In southern California for my yearly family visit and my mother's impromptu suggestion to sample the wines of the Temecula Valley led us to drive up the Ortega Highway once again. My last sojourn up this road was probably some 27 years ago, long before the housing tracks encroach as they do, long before mountain bikes tamed many of the trails that were little better than game tracks, before the hot springs resort opened and closed yet again, pre-Google and pre-GPS, when the 20-year old maps and a compass were your best and only way to find your way.

Driving up the canyon again brought back a flood of mostly warm memories: the hot springs turnout (where I chatted with an amicable young ranger about the old days); the divide roads stretching left and right beckoning to explore yet again; the windy, dangerous hairpins where a friend was side-swiped not once, but twice in an evening; the long straight-aways where my hair streamed behind me, in the hitch-hiked ride of a
convertible sports car; the approximate location where Max's hat was last seen.

It was the virulent and ultimately stupid political message posted on a store marque at the summit that brought me back to the 21st century.
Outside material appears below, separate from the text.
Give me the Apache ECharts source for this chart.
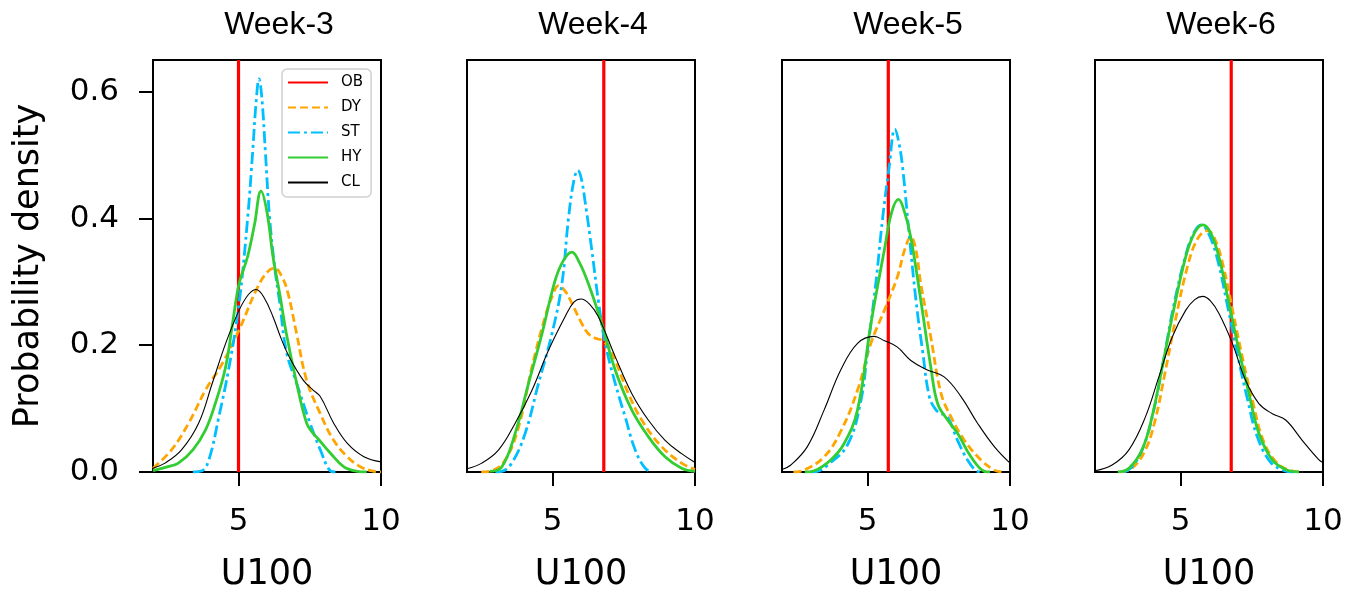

Memories are good things and we all indulge in them now and then. Take them out, shake off the dust, gaze fondly for a bit and then put them back in their box. Leave them out too long and they take on the rosy sheen of nostalgia. That sheen quickly turns to the self-indulgent, and highly memory-selective patina of "it was a durn-sight better in our days!"

Try as you might, you can't
really go home again. Search all that you can, Max's hat still remains lost. As it should be.

1 comment:

  1. okay, so you are a writer AND a photographer!!! very touching story.